XIX.  Un discípulo que ha sido dotado y capacitado por el Espíritu de Cristo para predicar el evangelio e inquietado a esa labor por el mismo Espíritu, quien trae a su alma el mandato de la palabra de Cristo a fin de ejecutar dicha obra, es un hombre autorizado y enviado por Cristo a predicar el evangelio.
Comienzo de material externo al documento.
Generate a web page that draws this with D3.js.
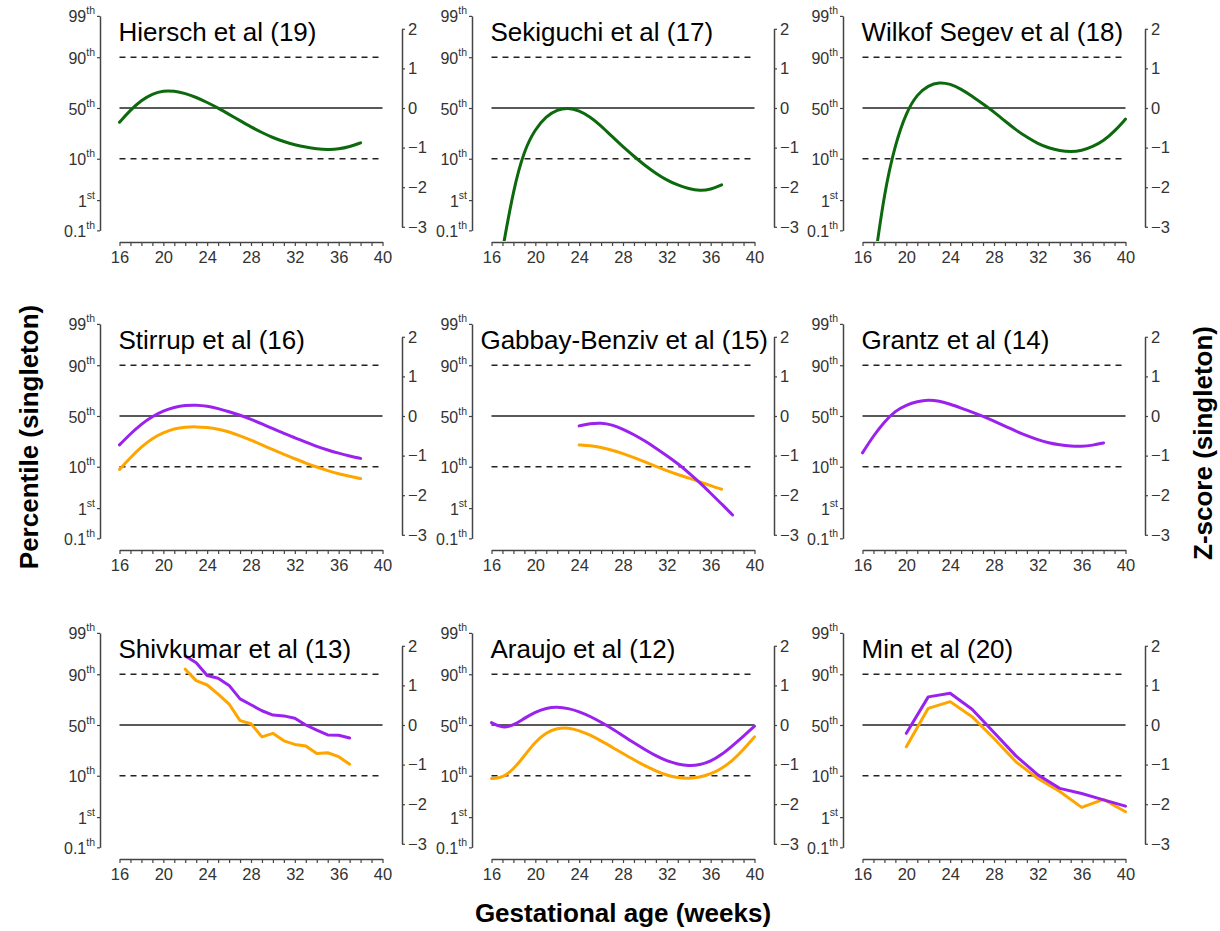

Compare Lucas 19:12, Marcos 16:15 y Mateo 28:19 con Hechos 8:4, Filipenses 1:14, 15 y Juan 7.   Estos discípulos así dotados, que predican a Jesucristo quien vino en carne, han de ser vistos como hombres enviados y dados por el Señor (1 Juan 4:2; Romanos 10:15; Efesios 4:11-13).  Aquellos que son convertidos de su incredulidad y religión falsa, y traídos a la comunión de la iglesia por tales predicadores, según la voluntad de Cristo, son un sello aprobador de su ministerio (1 Corintios 9:2).

 
Tales predicadores del evangelio no sólo pueden administrar el bautismo -de manera legítima- a dichos convertidos y guiar a la iglesia en el uso de la Cena del Señor (Mateo 28:19; Hechos 8:5-12; 1 Corintios 10:16) sino también -en conformidad a su oficio como ancianos- llamar a las iglesias para aconsejarles en la selección de otros hombres idóneos para que ocupen tales oficios.  Pueden, también, reconocer a tales oficiales escogidos por una iglesia en el lugar u oficio -anciano o diácono- al cual han sido escogidos mediante la imposición de manos y la oración (Hechos 6:3-6; 14:23; Tito 1:5).

XX. Aunque el derecho de un creyente de participar de la cena del Señor fluye directamente de su conocimiento y fe de Cristo, también es cierto que como todas las cosas han de hacerse decentemente y en orden (1 Corintios 14:40) y, como la Palabra requiere que todo discípulo sea bautizado (Mateo 28:19; Hechos 2:38) y luego instruído a observar todas las cosas -es decir, todas las demás cosas requeridas- que Cristo ordenó a sus discípulos (Mateo 28:20),  dado el caso de que los apóstoles primero bautizaron a sus discípulos y luego les admitieron a la cena (Hechos 2:41,42), a nadie admitimos, por tanto, a la mesa del Señor quienes no sean discípulos bautizados de acuerdo a la Biblia ni participamos de esta ordenanza con los tales, evitando así tener parte con ellos en su desobediencia a lo ordenado.

XXI.  Aunque sabemos que en algunas cosas estamos aún a oscuras, y que lo que conocemos es sólo en parte -por lo que esperamos en Dios para luz adicional- creemos, también, que en nuestra vida diaria hemos de obedecer, servir y glorificar a Dios mediante el uso de aquella luz que él ya nos ha dado.   No debemos descuidar el buen uso de dicha luz bajo el pretexto de estar en espera de luz adicional (1 Corintios 13:9; Hechos 18:25).

XXII.  Ya que Cristo no nos enseña a -ni nos permite- vivir sin afecto natural o insociables (vea Romanos 1:31), el que seamos hechos partícipes de él no nos libra del deber de atender nuestra relación con los demás.  Siervos creyentes han de cumplir los deberes requeridos por sus amos, aun siendo éstos incrédulos
(1 Timoteo 6:1).   De igual manera, hijo(a)s creyentes han de cumplir sus deberes para con sus padres (Colosenses 3:20), esposas creyentes sus deberes hacia sus maridos (1 Pedro 3:1) y súbditos creyentes han de sujetarse a los principados y potestades, obedeciendo a los magistrados (Romanos 13:1; Tito 3:1; 1 Pedro 2:13,14,15).  Han de recordar que su temor a Dios no es fruto de preceptos humanos (Isaías 29:13), que deberán obedecer a Dios antes que a los hombres (Hechos 5:29) y que la sumisión ofrecida a los hombres ha de ser sólo por causa del Señor (1 Pedro 2:14).   Concluyo, pues, con las palabras del apóstol en 2 de Timoteo 2:7 -un tanto variadas, mas usadas certeramente: "Considerad lo que hemos enseñado, y el Señor les dé entendimiento en todas las cosas".